Knight died at her home in London on 7th July 1970, aged 92, three days before a large exhibition of her work was due to open at the Nottingham Castle Art Gallery and Museum. Huge numbers attended her Memorial service held at St James Church, Piccadilly 28th July 1970. She left quite a legacy. Although she might not have regarded herself as a feminist, she spent her entire professional life simply demanding the same opportunities and rates of pay as her male contemporaries. Her success in the male-dominated British art establishment undoubtedly paved the way for greater status and recognition for women artists.
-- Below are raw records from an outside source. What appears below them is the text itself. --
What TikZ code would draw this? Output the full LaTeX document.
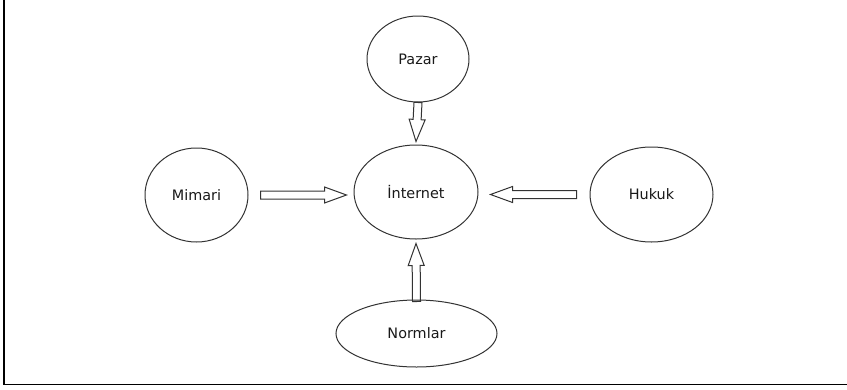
\documentclass[tikz,border=0pt]{standalone}
\usepackage{fontspec}
\setmainfont{DejaVu Sans}
\usetikzlibrary{shapes.geometric,calc}
\tikzset{
  bubble/.style={ellipse, draw=black!80, line width=1pt, inner sep=0pt,
    font=\fontsize{14.4}{16}\selectfont, text=black!90},
  hollow/.style={draw=black!80, line width=1pt, line join=miter},
  frameline/.style={draw=black, line width=1.3pt},
}
\newcommand{\hollowarrow}[2]{%
  \path[hollow] let \p1=#1, \p2=#2,
     \n1={atan2(\y2-\y1,\x2-\x1)}, \n2={veclen(\x2-\x1,\y2-\y1)} in
   [shift={(\p1)}, rotate=\n1]
   (0pt,-4pt) -- (\n2-22pt,-4pt) -- (\n2-22pt,-8pt) -- (\n2,0pt)
   -- (\n2-22pt,8pt) -- (\n2-22pt,4pt) -- (0pt,4pt) -- cycle;}
\begin{document}
\begin{tikzpicture}[x=1pt,y=-1pt]
\useasboundingbox (0,0) rectangle (847,389);
\draw[frameline] (4,0) -- (4,384.5) -- (847,384.5);

\node[bubble, minimum width=102pt, minimum height=86pt] (pazar) at (418,59) {Pazar};
\node[bubble, minimum width=124pt, minimum height=94pt] (internet) at (416,192) {İnternet};
\node[bubble, minimum width=103pt, minimum height=94pt] (mimari) at (196.5,195) {Mimari};
\node[bubble, minimum width=123pt, minimum height=95pt] (hukuk) at (651.5,194.5) {Hukuk};
\node[bubble, minimum width=161pt, minimum height=67pt] (normlar) at (416.5,333.5) {Normlar};

\hollowarrow{(pazar.south)}{($(internet.north)+(0,-3)$)}
\hollowarrow{($(mimari.east)+(12,0)$)}{($(internet.west |- mimari.east)+(-7,0)$)}
\hollowarrow{($(hukuk.west)+(-13,0)$)}{($(internet.east |- hukuk.west)+(12,0)$)}
\hollowarrow{($(normlar.north)+(0,2)$)}{($(internet.south)+(0,4)$)}
\end{tikzpicture}
\end{document}
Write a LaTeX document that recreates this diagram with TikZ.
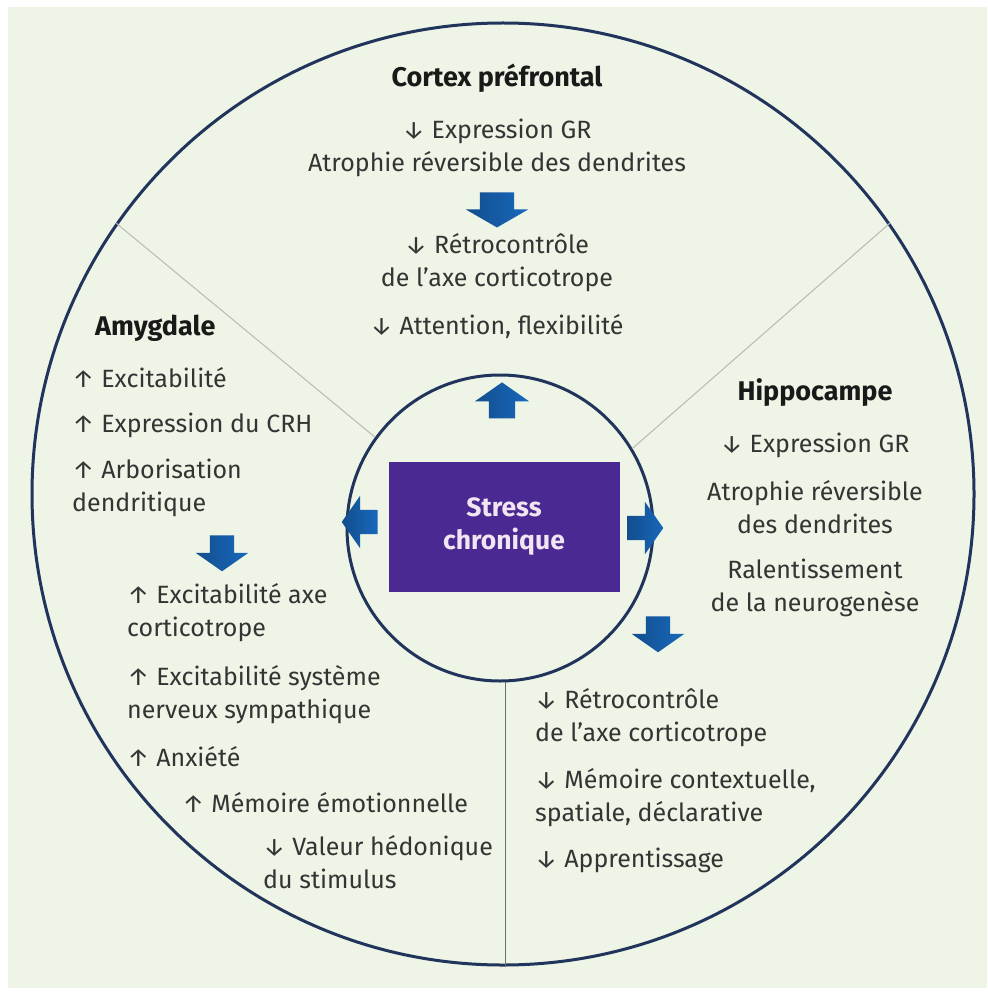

Her many achievements include
• The first woman to be elected as a Royal Academician.
• The only woman to be given War Commissions in the Two World Wars.
• In 1946, at the age of 69 being commissioned as the only British artist to cover the Nuremberg Trials.
• The first female artist to be made a Dame of the British Empire at a time when such awards were rarely given
• The first husband and wife to be Royal Academicians.
• The first woman to have had a retrospective exhibition at the Royal Academy.
• Exhibiting at the RA some 284 works over 67 years, plus a further 176 at her retrospective exhibition, a total not exceeded by any other artist.
• Exhibiting over 190 works in 40 years at the Royal Watercolour Society.
• Exhibiting over 400 works at The Leicester Galleries.
In 1913 the National Portrait Gallery staged a major exhibition of her works, Human touch: a reminder of her talent in over thirty works revealing her highly distinctive style and diversity of subjects.
This original drawing, from Dame Laura Knight’s time spent with circus performers, depicts an athlete or strongman. He is wearing socks and trunks, and is standing on his head, balanced upon a pole. His torso is lean and muscular and his poise suggests many hours of practice! The curved lines top and bottom of the sketch suggest the venue is a tent or marquee, perhaps the circus ring itself. This is a fleeting sketch, but one done with the confidence of experience and true skill.